Exercise directions
Write out every entry word for word.

— Start of Records for this exercise —

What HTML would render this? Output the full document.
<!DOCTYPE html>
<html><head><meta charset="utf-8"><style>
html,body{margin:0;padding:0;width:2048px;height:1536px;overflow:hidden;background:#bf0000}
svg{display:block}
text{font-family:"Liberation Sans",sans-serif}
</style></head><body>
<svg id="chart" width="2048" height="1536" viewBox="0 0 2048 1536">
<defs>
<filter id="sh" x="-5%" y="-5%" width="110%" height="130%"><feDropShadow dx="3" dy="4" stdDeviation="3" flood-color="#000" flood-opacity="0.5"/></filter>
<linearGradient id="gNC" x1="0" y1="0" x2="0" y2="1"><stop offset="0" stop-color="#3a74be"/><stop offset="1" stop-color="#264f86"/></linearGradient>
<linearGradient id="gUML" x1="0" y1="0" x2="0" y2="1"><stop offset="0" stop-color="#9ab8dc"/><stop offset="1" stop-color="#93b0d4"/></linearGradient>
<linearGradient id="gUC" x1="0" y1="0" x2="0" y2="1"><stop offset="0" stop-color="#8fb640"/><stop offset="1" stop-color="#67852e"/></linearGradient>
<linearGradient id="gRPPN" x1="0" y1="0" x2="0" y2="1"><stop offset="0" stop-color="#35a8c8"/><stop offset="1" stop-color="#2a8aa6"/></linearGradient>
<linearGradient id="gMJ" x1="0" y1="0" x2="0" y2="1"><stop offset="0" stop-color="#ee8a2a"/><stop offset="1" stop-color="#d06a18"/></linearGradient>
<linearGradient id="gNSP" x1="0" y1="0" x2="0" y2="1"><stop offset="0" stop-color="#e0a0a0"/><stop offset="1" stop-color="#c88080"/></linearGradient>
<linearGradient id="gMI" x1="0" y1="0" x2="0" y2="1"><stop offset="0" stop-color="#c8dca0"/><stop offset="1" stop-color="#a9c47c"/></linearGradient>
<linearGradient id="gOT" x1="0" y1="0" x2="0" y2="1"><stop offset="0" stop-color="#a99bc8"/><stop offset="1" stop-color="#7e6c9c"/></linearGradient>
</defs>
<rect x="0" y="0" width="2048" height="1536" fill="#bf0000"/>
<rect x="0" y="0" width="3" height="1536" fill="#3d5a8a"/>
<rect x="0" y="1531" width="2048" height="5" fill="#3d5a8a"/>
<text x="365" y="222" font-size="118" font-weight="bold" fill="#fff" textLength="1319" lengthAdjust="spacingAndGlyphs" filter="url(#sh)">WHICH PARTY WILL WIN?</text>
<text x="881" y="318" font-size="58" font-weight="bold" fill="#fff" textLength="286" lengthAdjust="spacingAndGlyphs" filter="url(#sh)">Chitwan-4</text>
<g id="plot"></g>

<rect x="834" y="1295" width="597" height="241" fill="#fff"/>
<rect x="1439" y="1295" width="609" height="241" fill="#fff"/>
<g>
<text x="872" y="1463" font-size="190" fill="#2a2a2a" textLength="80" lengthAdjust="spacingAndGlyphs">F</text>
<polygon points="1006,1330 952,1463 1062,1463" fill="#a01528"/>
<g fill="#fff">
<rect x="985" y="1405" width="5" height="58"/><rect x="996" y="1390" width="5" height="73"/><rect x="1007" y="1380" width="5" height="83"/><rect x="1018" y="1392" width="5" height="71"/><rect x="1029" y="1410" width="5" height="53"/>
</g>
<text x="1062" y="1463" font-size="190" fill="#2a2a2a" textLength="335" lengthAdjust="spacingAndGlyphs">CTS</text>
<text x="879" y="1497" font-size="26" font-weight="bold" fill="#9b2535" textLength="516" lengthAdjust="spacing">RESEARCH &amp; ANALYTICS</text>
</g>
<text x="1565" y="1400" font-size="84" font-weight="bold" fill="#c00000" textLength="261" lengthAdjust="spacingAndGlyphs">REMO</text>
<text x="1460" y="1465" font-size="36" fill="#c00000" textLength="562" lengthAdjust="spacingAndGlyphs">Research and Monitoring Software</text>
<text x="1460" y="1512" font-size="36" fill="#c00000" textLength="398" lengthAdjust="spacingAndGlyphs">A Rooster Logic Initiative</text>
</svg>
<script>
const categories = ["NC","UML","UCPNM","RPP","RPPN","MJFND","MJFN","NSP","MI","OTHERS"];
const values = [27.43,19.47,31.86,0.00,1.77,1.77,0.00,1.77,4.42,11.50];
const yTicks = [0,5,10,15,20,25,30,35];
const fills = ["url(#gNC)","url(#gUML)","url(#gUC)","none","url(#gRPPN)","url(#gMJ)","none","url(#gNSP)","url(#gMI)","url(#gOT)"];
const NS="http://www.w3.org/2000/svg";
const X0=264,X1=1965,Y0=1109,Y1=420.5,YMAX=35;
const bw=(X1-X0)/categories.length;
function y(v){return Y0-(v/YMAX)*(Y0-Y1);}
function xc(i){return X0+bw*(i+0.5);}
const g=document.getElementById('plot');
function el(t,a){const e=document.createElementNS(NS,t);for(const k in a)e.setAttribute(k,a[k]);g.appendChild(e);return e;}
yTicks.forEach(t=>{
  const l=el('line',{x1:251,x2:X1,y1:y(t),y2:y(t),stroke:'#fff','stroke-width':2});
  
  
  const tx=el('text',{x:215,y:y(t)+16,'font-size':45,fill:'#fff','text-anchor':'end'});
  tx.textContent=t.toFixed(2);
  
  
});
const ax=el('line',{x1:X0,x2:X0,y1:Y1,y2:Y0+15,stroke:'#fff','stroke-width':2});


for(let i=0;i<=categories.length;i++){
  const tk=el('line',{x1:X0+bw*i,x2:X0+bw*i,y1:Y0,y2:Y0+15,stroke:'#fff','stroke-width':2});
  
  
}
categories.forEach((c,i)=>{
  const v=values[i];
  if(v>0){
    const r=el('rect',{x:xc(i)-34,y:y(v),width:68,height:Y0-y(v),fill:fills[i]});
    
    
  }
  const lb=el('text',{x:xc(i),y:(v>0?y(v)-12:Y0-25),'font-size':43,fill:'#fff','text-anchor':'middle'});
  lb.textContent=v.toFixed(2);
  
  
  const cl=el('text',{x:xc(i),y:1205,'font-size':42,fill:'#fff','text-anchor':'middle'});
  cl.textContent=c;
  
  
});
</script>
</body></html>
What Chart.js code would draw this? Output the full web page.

— End of Records for this exercise —

Response
What HTML would render this? Output the full document.
<!DOCTYPE html>
<html><head><meta charset="utf-8"><style>
html,body{margin:0;padding:0;width:2048px;height:1536px;overflow:hidden;background:#bf0000}
svg{display:block}
text{font-family:"Liberation Sans",sans-serif}
</style></head><body>
<svg id="chart" width="2048" height="1536" viewBox="0 0 2048 1536">
<defs>
<filter id="sh" x="-5%" y="-5%" width="110%" height="130%"><feDropShadow dx="3" dy="4" stdDeviation="3" flood-color="#000" flood-opacity="0.5"/></filter>
<linearGradient id="gNC" x1="0" y1="0" x2="0" y2="1"><stop offset="0" stop-color="#3a74be"/><stop offset="1" stop-color="#264f86"/></linearGradient>
<linearGradient id="gUML" x1="0" y1="0" x2="0" y2="1"><stop offset="0" stop-color="#9ab8dc"/><stop offset="1" stop-color="#93b0d4"/></linearGradient>
<linearGradient id="gUC" x1="0" y1="0" x2="0" y2="1"><stop offset="0" stop-color="#8fb640"/><stop offset="1" stop-color="#67852e"/></linearGradient>
<linearGradient id="gRPPN" x1="0" y1="0" x2="0" y2="1"><stop offset="0" stop-color="#35a8c8"/><stop offset="1" stop-color="#2a8aa6"/></linearGradient>
<linearGradient id="gMJ" x1="0" y1="0" x2="0" y2="1"><stop offset="0" stop-color="#ee8a2a"/><stop offset="1" stop-color="#d06a18"/></linearGradient>
<linearGradient id="gNSP" x1="0" y1="0" x2="0" y2="1"><stop offset="0" stop-color="#e0a0a0"/><stop offset="1" stop-color="#c88080"/></linearGradient>
<linearGradient id="gMI" x1="0" y1="0" x2="0" y2="1"><stop offset="0" stop-color="#c8dca0"/><stop offset="1" stop-color="#a9c47c"/></linearGradient>
<linearGradient id="gOT" x1="0" y1="0" x2="0" y2="1"><stop offset="0" stop-color="#a99bc8"/><stop offset="1" stop-color="#7e6c9c"/></linearGradient>
</defs>
<rect x="0" y="0" width="2048" height="1536" fill="#bf0000"/>
<rect x="0" y="0" width="3" height="1536" fill="#3d5a8a"/>
<rect x="0" y="1531" width="2048" height="5" fill="#3d5a8a"/>
<text x="365" y="222" font-size="118" font-weight="bold" fill="#fff" textLength="1319" lengthAdjust="spacingAndGlyphs" filter="url(#sh)">WHICH PARTY WILL WIN?</text>
<text x="881" y="318" font-size="58" font-weight="bold" fill="#fff" textLength="286" lengthAdjust="spacingAndGlyphs" filter="url(#sh)">Chitwan-4</text>
<g id="plot"></g>

<rect x="834" y="1295" width="597" height="241" fill="#fff"/>
<rect x="1439" y="1295" width="609" height="241" fill="#fff"/>
<g>
<text x="872" y="1463" font-size="190" fill="#2a2a2a" textLength="80" lengthAdjust="spacingAndGlyphs">F</text>
<polygon points="1006,1330 952,1463 1062,1463" fill="#a01528"/>
<g fill="#fff">
<rect x="985" y="1405" width="5" height="58"/><rect x="996" y="1390" width="5" height="73"/><rect x="1007" y="1380" width="5" height="83"/><rect x="1018" y="1392" width="5" height="71"/><rect x="1029" y="1410" width="5" height="53"/>
</g>
<text x="1062" y="1463" font-size="190" fill="#2a2a2a" textLength="335" lengthAdjust="spacingAndGlyphs">CTS</text>
<text x="879" y="1497" font-size="26" font-weight="bold" fill="#9b2535" textLength="516" lengthAdjust="spacing">RESEARCH &amp; ANALYTICS</text>
</g>
<text x="1565" y="1400" font-size="84" font-weight="bold" fill="#c00000" textLength="261" lengthAdjust="spacingAndGlyphs">REMO</text>
<text x="1460" y="1465" font-size="36" fill="#c00000" textLength="562" lengthAdjust="spacingAndGlyphs">Research and Monitoring Software</text>
<text x="1460" y="1512" font-size="36" fill="#c00000" textLength="398" lengthAdjust="spacingAndGlyphs">A Rooster Logic Initiative</text>
</svg>
<script>
const categories = ["NC","UML","UCPNM","RPP","RPPN","MJFND","MJFN","NSP","MI","OTHERS"];
const values = [27.43,19.47,31.86,0.00,1.77,1.77,0.00,1.77,4.42,11.50];
const yTicks = [0,5,10,15,20,25,30,35];
const fills = ["url(#gNC)","url(#gUML)","url(#gUC)","none","url(#gRPPN)","url(#gMJ)","none","url(#gNSP)","url(#gMI)","url(#gOT)"];
const NS="http://www.w3.org/2000/svg";
const X0=264,X1=1965,Y0=1109,Y1=420.5,YMAX=35;
const bw=(X1-X0)/categories.length;
function y(v){return Y0-(v/YMAX)*(Y0-Y1);}
function xc(i){return X0+bw*(i+0.5);}
const g=document.getElementById('plot');
function el(t,a){const e=document.createElementNS(NS,t);for(const k in a)e.setAttribute(k,a[k]);g.appendChild(e);return e;}
yTicks.forEach(t=>{
  const l=el('line',{x1:251,x2:X1,y1:y(t),y2:y(t),stroke:'#fff','stroke-width':2});
  
  
  const tx=el('text',{x:215,y:y(t)+16,'font-size':45,fill:'#fff','text-anchor':'end'});
  tx.textContent=t.toFixed(2);
  
  
});
const ax=el('line',{x1:X0,x2:X0,y1:Y1,y2:Y0+15,stroke:'#fff','stroke-width':2});


for(let i=0;i<=categories.length;i++){
  const tk=el('line',{x1:X0+bw*i,x2:X0+bw*i,y1:Y0,y2:Y0+15,stroke:'#fff','stroke-width':2});
  
  
}
categories.forEach((c,i)=>{
  const v=values[i];
  if(v>0){
    const r=el('rect',{x:xc(i)-34,y:y(v),width:68,height:Y0-y(v),fill:fills[i]});
    
    
  }
  const lb=el('text',{x:xc(i),y:(v>0?y(v)-12:Y0-25),'font-size':43,fill:'#fff','text-anchor':'middle'});
  lb.textContent=v.toFixed(2);
  
  
  const cl=el('text',{x:xc(i),y:1205,'font-size':42,fill:'#fff','text-anchor':'middle'});
  cl.textContent=c;
  
  
});
</script>
</body></html>
What Chart.js code would draw this? Output the full web page.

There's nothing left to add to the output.